Syria has accepted a proposal crafted by Kofi Annan that aims to end bloodshed roiling the country, the envoy’s spokesman said yesterday, as monitors gave a toll of almost 10,000 dead in the year-long uprising.

With fighting raging in several flashpoints across Syria in which at least another 17 people died, United Nations-Arab League envoy Mr Annan, on a visit to Beijing, cautioned that implementation of his six-point plan is key to peace.

Mr Annan’s plan includes calls for a daily two-hour humanitarian ceasefire and access to all areas affected by the fighting in Syria.

“The Syrian government has written to the Joint Special Envoy Kofi Annan accepting his six-point plan, endorsed by the United Nations Security Council,” Mr Annan’s spokesman Ahmad Fawzi said in a statement issued in Geneva.

“Mr Annan views this as an important initial step that could bring an end to the violence and the bloodshed, provide aid to the suffering, and create an environment conducive to a political dialogue that would fulfil the legitimate aspirations of the Syrian people,” he said.

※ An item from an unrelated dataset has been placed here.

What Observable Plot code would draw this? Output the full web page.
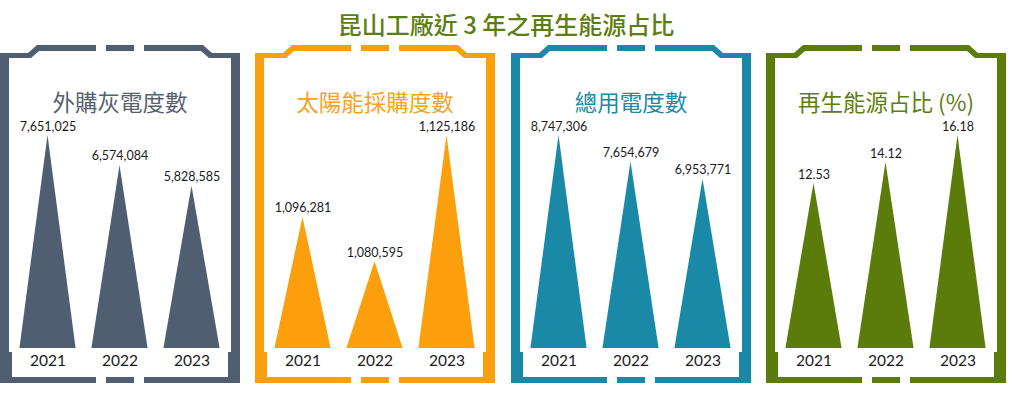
<!DOCTYPE html>
<html><head><meta charset="utf-8">
<script src="https://cdn.jsdelivr.net/npm/d3@7"></script>
<script src="https://cdn.jsdelivr.net/npm/@observablehq/plot@0.6"></script>
<style>
body{margin:0;background:#fff;width:1012px;height:395px;overflow:hidden;position:relative;font-family:Lato,"Noto Sans CJK TC",sans-serif}
#title{position:absolute;left:0;width:1012px;top:8px;text-align:center;font-size:24px;font-weight:500;color:#5b7d12;font-family:"Noto Sans CJK TC",sans-serif;line-height:32px;}
.panel{position:absolute;top:40px}
</style></head><body>
<div id="title">昆山工廠近 3 年之再生能源占比</div>
<div id="charts"></div>
<script>
const years = ["2021", "2022", "2023"];
const panelTitles = ["外購灰電度數", "太陽能採購度數", "總用電度數", "再生能源占比 (%)"];
const gridPower = [7651025, 6574084, 5828585];
const solarPurchase = [1096281, 1080595, 1125186];
const totalPower = [8747306, 7654679, 6953771];
const renewableShare = [12.53, 14.12, 16.18];
const axisMin = [0, 1050000, 0, 0];
const valueFormats = [",", ",", ",", ".2f"];

const seriesList = [gridPower, solarPurchase, totalPower, renewableShare];
const colors = ["#4f5e70", "#fba00c", "#1a89a8", "#5b7b0b"];
const titleColors = ["#566170", "#f7a21e", "#1d89a8", "#5e7e12"];
const panelLefts = [0, 255, 511, 766];
const spikeHalf = 0.39;

// decorative frame (panel-local pixel geometry, not data)
const frameLeft = [[0,383],[0,53],[28,53],[37,45],[96,45],[96,51],[39,51],[31,58],[9,58],[9,352],[12,352],[12,377],[96,377],[96,383]];
const frameRight = frameLeft.map(([x,y]) => [240 - x, y]);
const dashes = [[[106,45],[134,45],[134,51],[106,51]], [[106,377],[134,377],[134,383],[106,383]]];
const frameShapes = [frameLeft, frameRight, ...dashes];

const container = document.getElementById("charts");
seriesList.forEach((values, p) => {
  const base = axisMin[p];
  const rows = years.map((year, i) => ({year, i, value: values[i]}));
  const spikes = rows.flatMap(r => [
    {x: r.i - spikeHalf, y: base, z: r.year},
    {x: r.i, y: r.value, z: r.year},
    {x: r.i + spikeHalf, y: base, z: r.year}
  ]);
  const fmt = d3.format(valueFormats[p]);
  const plot = Plot.plot({
    width: 242,
    height: 346,
    marginTop: 95,
    marginBottom: 38,
    marginLeft: 11.5,
    marginRight: 14.5,
    style: {background: "transparent", fontFamily: "Lato, 'Noto Sans CJK TC', sans-serif", overflow: "visible"},
    x: {domain: [-0.5, 2.5], axis: null},
    y: {domain: [base, d3.max(values)], axis: null},
    marks: [
      Plot.area(spikes, {x1: "x", y1: base, y2: "y", z: "z", fill: colors[p], curve: "linear"}),
      Plot.text(rows, {x: "i", y: "value", text: d => fmt(d.value), dy: -9, fontSize: 12.5, fill: "#1a1a1a"}),
      Plot.text(rows, {x: "i", y: base, text: "year", dy: 13, fontSize: 15.5, fill: "#1a1a1a"}),
      Plot.text([panelTitles[p]], {frameAnchor: "top", text: d => d, dy: -40, fontSize: 22.5, fill: titleColors[p], fontFamily: "'Noto Sans CJK TC', sans-serif"})
    ]
  });
  const svg = d3.select(plot);
  const g = svg.insert("g", ":first-child");
  frameShapes.forEach(shape => {
    g.append("path")
      .attr("d", "M" + shape.map(([x,y]) => `${x},${y - 40}`).join("L") + "Z")
      .attr("fill", colors[p]);
  });
  const div = document.createElement("div");
  div.className = "panel";
  div.style.left = panelLefts[p] + "px";
  div.appendChild(plot);
  container.appendChild(div);
});
</script>
</body></html>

The former UN secretary general held talks in Beijing with Chinese Premier Wen Jiabao, who pledged his support for his mediation efforts – as did Russian President Dmitry Medvedev when Mr Annan visited Moscow over the weekend.

China and Russia – both allies of Syria – have provoked Western fury by twice blocking UN Security Council resolutions that condemned President Bashar al-Assad’s regime.

According to Mr Fawzi, Mr Annan has written to the Assad regime asking Damascus to “put its (plan’s) commitments into immediate effect.”

He has also urged the release of people detained over the past year of the uprising against the Assad regime.

“Mr Annan has stressed that implementation will be key, not only for the Syrian people, who are caught in the middle of this tragedy, but also for the region and the international community as a whole,” Mr Fawzi said.

Western nations gave a cautious welcome to the news, with most envoys saying Syria’s actions now will be a test of its attitude to international calls to halt the killings.

The Syrian Observatory for Human Rights, meanwhile, gave a new toll of almost 10,000 people killed in violence linked to the crackdown on dissent by the regime since March last year. A total of 9,734 people have died, including 7,056 civilians, the Britain-based monitoring group said.

The United Nations yesterday gave an updated toll of “more than 9,000 people” killed, but did not specify if the deaths included soldiers and rebel troops.

“Violence on the ground has continued unabated,” Robert Serry, a UN Middle East peace envoy, told a Security Council meeting in New York.

“Credible estimates put the probable death toll since the beginning of the uprising one year ago to more than 9,000. It is urgent to stop the fighting and prevent a further violent escalation of the conflict,” Mr Serry added.

Even as he was speaking, yrian forces were pressing their assault across the country with at least 17 people, including three women, killed yesterday, the Observatory said.

The monitoring group said nine of those who died were civilians; among them one man who died in intense clashes near the central town of Qusayr, near the border with Lebanon.

Officials said the clashes also spilled over into Lebanon as Syrian troops chasing rebels made a brief incursion into a sparsely populated area of Lebanon’s eastern Bekaa region.